As I had hinted elsewhere, I'm doing something different this year at the top of the list. Because I didn't have a clear-cut, slam-dunk #1 disc of the year, I've decided not to arbitrarily designate one. So instead I'm presenting my top 10 in alphabetical order. They could each be #1, or they could each be #10. Either way I highly recommend them all and hope you already have all or most of them in your collection.
Phil Angotti-People and Places. Sweet, McCartney-esque pop from a veteran musician whom I belatedly came around to. "Me and Donnie Vie" was one of my favorite tracks of 2011.
Cirrone-Uplands Park Road. An audacious debut for this Italian band, who draw as much from Big Star and Badfinger as they do contemporary power poppers. Perhaps 2011's best "traditional" power pop album.
Marco Joachim-Hidden Symphonies. Joachim's previous rootsy, Wilbury-ish release in no way prepared me for this tour de force which I originally only mentioned on the site in passing. A bright ELO/Beatles melange, it really grew on me.
Steve LaBate-The Dead Art of Letter Writing. LaBate's Replacements-meet-The-Clash solo debut was an impressive achievement for a guy better known as a Paste Magazine writer/editor and a member of a rock-comedy act.
David Mead-Dudes. Reuniting with Adam Schlesinger, Mead got his mojo back and came up with the singer/songwwriter album of the year. "The Smile of Rachael Ray" was named NPR's Song of the Day last week and deservedly so as it might have been the most poignant thing he's written.
Meyerman-Who Do You Think You Are? A rare achievement for this New Jersey band - not only did they craft a power pop album with killer hooks and riffs, they also crafted a power pop album that's a meta-commentary on the state of power pop and being in a rock band. On whichever level you enjoy it, it's definitely a revelation.
Michael Oliver & The Sacred Band-Yin & Yanxiety. Since Cliff Hillis decided not to release an album in 2011, Michael Oliver did it for him. Like the former Ike/Starbelly pop wizard, Oliver has an effortless way with a melody and a hook, and he writes intelligent lyrics to boot. What more can you ask for?
The Red Button-As Far as Yesterday Goes. So they'll probably never top 2007's album-of-the-year-on-this-site She's About to Cross My Mind. So what? If Swirsky & Ruekberg can keep releasing discs as pop-perfect as this folowup, I won't complain. Instead of making Cross My Mind 2, they took a chance and decided to tackle the 70s singer-songwriter milieu. I'm thinking that 80s synth-pop will be a tougher nut to crack, though, should they decide to advance another decade next time.

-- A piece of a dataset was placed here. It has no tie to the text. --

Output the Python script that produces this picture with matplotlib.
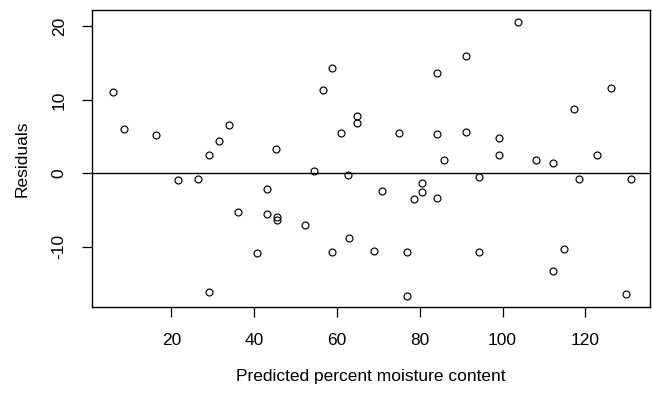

Brandon Wilde-Hearts in Stereo. And here's the David Grahame/Emmit Rhodes/early solo McCartney album of the year. "Candy Apples" and "Ooh La" would be the near the top of my favorite tracks of 2011 list, were I to make one this year.
Miles Zuniga-These Ghosts Have Bones. At long last my favorite half of the Fastball singing/songwriting team released a proper solo album, and it's a gem. Mature, lyrical, hooky and assured, it's a nice blend of pop styles that reveals Zuniga as the songwriting pro he is.